Let me just throw out an idea here. What if ACRL offered a version of early admissions for the conference. That is, you could submit a poster session proposal that would be given priority consideration, and by doing so you would agree not to submit the same proposal as a contributed paper. That would probably reduce the number of paper proposals and perhaps increase the quality of what is contributed because only those who felt they had a very strong shot would be likely to submit while those less certain of their chances would go for the more sure thing – the poster session. But does that then relegate the poster to lower status. Well, I think it already is lower status at our conference because the general deal is that many rejected papers become the posters. The only way we could boost the status of the poster session would be to reduce the number accepted. If there were only 50 slots for posters instead of 150, the acceptance rate would be far lower and it would be considered more on par with getting a paper accepted. Without data I can’t say for sure, but perhaps that is the case with science conferences.

So what will it be? A contributed paper or a poster session? Personally, I prefer the panel session. I think it offer a nice balance between the paper and the poster in terms of prestige, pressure, difficulty (not so much if you choose the right people) and fun. Whichever option you choose, good luck with your proposal.

4 thoughts on “Paper Or Poster Session At ACRL: Making The Choice”

  1. The whole scarcity and status thing is an intriguing algorithm in an era when scarcity is artificially constructed. Another number to plug into the formula: how many people are proposing because they get either more travel support or they get a needed line on a CV or both?

    Maybe this is why I like the unconference idea. More like a fleamarket, less like a peculiarly complex derivatives market that drives value up without necessarily producing tangible goods.

    I’ve been involved enough in peer review that I respect the screening process. I just wish that the major motivator to conduct research was genuine curiosity.

    What would it look like if we measured intellectual productivity differently: “give us your five best ideas tested by some form of peer review” instead of “produce as much published research as possible in the most prestigious journals (as defined by how little of what’s sent to them gets published) .” It would sure be easier on my library’s budget, not to mention the lives of the scholars I work with.

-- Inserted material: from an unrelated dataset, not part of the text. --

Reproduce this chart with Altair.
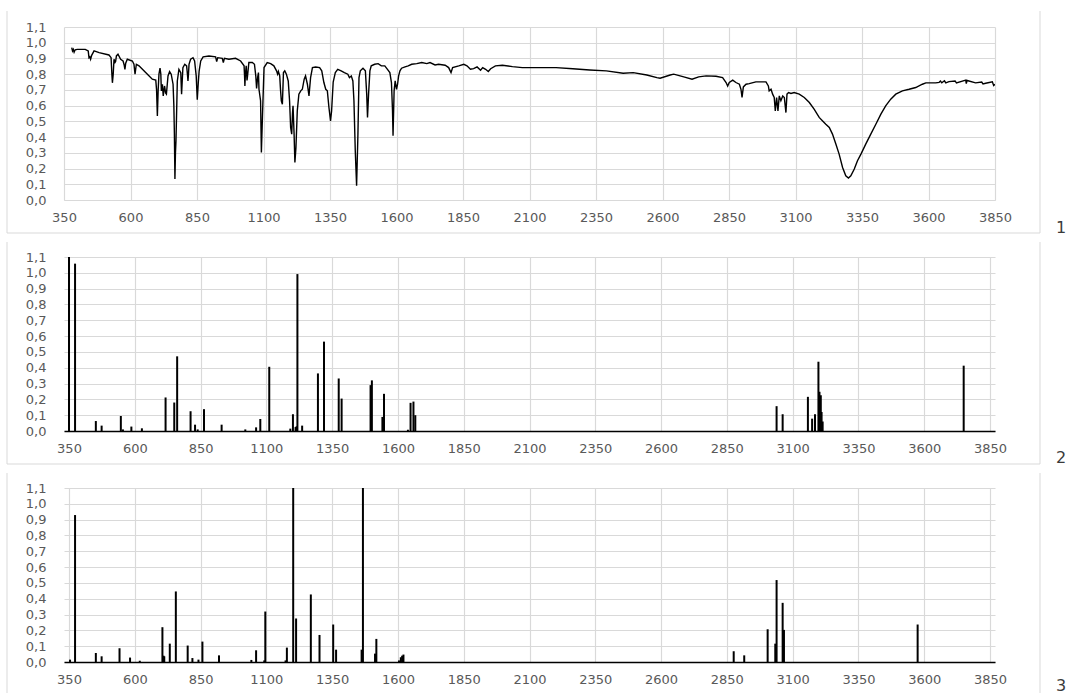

  2. This is an interesting post! I’ve been a librarian for almost three years now and have presented numerous poster sessions at different conferences, including ARCL when it was in Seattle. In the beginning, I was vaguely aware that poster sessions carried more weight on a resume.

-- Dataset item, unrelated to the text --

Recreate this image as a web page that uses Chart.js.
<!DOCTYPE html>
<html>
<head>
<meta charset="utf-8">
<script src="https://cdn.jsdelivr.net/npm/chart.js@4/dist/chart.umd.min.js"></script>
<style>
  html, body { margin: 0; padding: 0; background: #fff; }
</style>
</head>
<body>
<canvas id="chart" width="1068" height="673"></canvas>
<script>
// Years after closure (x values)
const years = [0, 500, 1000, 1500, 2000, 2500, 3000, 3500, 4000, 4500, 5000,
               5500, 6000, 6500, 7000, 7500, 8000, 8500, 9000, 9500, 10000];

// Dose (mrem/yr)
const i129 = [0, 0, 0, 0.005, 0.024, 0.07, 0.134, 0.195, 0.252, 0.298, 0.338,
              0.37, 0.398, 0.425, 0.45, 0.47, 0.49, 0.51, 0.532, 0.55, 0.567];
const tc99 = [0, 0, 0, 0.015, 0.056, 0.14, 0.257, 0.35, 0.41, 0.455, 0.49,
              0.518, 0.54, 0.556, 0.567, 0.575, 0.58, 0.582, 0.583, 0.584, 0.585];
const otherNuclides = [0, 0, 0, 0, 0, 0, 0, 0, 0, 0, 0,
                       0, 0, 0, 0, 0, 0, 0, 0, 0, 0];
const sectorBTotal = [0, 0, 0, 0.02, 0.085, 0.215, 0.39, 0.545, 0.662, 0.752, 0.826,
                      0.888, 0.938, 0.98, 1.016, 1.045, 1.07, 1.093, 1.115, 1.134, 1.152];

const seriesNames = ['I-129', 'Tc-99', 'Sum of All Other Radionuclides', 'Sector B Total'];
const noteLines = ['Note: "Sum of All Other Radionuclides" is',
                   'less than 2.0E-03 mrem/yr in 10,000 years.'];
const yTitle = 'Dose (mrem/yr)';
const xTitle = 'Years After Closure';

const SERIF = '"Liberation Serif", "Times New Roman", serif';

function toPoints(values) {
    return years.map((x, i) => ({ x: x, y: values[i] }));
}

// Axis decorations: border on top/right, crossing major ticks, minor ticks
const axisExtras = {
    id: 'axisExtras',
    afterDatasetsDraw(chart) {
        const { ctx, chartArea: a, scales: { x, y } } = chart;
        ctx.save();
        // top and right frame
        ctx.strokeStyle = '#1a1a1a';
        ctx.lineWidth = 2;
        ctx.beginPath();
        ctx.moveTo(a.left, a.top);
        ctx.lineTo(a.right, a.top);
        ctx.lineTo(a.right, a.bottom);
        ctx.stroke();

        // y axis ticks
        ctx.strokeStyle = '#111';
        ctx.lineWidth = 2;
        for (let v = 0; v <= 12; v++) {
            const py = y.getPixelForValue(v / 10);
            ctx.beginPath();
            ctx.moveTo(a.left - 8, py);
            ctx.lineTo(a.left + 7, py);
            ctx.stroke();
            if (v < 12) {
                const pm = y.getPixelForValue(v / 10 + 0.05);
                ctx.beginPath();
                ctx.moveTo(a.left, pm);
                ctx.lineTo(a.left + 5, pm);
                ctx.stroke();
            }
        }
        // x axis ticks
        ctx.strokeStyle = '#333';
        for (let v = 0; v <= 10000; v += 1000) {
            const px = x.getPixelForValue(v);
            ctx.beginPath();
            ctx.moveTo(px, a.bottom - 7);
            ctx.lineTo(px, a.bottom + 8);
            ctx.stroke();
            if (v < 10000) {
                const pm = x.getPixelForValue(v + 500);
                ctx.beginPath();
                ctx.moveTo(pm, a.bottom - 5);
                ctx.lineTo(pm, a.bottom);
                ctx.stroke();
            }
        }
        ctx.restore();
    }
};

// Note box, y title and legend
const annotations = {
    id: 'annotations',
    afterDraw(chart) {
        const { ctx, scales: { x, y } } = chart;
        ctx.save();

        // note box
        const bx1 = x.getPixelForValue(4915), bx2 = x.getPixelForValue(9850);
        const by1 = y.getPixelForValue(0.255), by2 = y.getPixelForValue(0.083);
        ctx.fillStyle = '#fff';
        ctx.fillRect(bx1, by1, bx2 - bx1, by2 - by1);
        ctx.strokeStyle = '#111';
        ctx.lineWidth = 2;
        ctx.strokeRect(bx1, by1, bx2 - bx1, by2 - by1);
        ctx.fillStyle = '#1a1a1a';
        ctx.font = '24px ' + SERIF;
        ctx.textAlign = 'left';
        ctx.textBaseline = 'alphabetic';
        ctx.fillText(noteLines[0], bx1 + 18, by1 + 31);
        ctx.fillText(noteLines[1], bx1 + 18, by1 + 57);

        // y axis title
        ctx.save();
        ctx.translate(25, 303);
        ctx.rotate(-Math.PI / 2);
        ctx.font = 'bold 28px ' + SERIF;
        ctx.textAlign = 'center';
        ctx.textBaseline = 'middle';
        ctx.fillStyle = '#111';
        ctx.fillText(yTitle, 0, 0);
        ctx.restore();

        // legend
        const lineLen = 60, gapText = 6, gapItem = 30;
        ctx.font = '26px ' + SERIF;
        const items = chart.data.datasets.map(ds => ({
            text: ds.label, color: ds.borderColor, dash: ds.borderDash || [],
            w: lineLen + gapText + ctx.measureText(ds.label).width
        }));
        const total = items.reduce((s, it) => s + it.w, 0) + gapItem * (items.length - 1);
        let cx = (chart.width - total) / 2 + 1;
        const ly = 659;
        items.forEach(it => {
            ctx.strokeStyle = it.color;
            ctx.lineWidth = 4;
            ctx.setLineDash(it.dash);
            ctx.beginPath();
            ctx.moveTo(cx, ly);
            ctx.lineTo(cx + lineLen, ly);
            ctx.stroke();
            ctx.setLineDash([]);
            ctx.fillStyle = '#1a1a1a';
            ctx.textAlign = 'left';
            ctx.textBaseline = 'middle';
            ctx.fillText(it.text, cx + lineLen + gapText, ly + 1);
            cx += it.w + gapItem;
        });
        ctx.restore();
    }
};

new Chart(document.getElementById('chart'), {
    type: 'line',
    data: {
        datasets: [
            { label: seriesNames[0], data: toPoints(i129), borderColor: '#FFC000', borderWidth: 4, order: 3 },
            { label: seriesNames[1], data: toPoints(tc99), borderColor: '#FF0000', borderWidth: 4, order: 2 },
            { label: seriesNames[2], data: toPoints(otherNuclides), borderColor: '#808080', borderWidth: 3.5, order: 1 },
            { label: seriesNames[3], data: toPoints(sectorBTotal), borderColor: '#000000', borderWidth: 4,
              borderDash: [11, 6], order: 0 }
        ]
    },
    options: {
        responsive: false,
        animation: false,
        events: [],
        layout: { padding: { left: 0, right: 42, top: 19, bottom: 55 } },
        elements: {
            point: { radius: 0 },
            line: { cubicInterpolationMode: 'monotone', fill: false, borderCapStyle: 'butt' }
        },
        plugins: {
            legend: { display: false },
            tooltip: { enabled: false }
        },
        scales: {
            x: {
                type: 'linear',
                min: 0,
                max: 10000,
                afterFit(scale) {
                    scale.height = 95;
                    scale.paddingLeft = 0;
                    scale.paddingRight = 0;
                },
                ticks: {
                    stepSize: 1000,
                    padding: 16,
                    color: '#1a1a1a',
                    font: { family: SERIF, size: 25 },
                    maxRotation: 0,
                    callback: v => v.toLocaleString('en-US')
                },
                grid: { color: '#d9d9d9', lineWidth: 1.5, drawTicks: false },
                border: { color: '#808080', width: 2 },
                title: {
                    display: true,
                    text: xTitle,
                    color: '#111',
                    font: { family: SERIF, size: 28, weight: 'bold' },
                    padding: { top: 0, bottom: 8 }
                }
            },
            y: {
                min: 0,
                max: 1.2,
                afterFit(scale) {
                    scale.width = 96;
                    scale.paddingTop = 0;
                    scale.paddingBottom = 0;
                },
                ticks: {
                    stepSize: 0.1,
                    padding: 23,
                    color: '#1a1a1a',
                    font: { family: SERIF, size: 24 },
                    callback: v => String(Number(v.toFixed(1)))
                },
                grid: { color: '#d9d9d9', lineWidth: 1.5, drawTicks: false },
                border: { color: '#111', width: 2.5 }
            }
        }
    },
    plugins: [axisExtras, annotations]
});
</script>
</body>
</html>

    Recently, I’ve actually gone out of my way to put together poster sessions instead of papers. I feel that the poster sessions give me so much more time to talk to my colleagues about projects and it is easier to have a conversation which many people came be a part of, instead of the single-opportunity Q&A a paper sessions. Overall, I just find the poster sessions more enjoyable, but realize that some research is better presented in paper format. You’ve certainly given me something to think about!

  3. Submit a poster, enjoy your time, and then spend the next year submitting the research as an article to one journal at a time, since that is the ultimate in prestige and credibility. If you can’t turn it into an article. This is just one of the many reasons why posters at science conferences aren’t looked down on–that and the fact that the graphs display really well on posters. If you, too, have quantifiable, graphable research, then remember what the S in your degree stands for and submit a poster presentation with pride. And no, I don’t know if graphable is really a word :).

  4. Those working at tenure track institutions need less than 2 seconds to think about this one as well. It’s the paper.

    While the culture is changing – slooowwwly – in many (most?) institutions a poster carries less weight during a faculty review than a paper appearing in the proceedings.

    I think this is in part because there is still a big focus on the medium over the message. Plus, it’s easier to do a citation analysis on a paper than it is to figure out a metric to uncover the impact of a poster.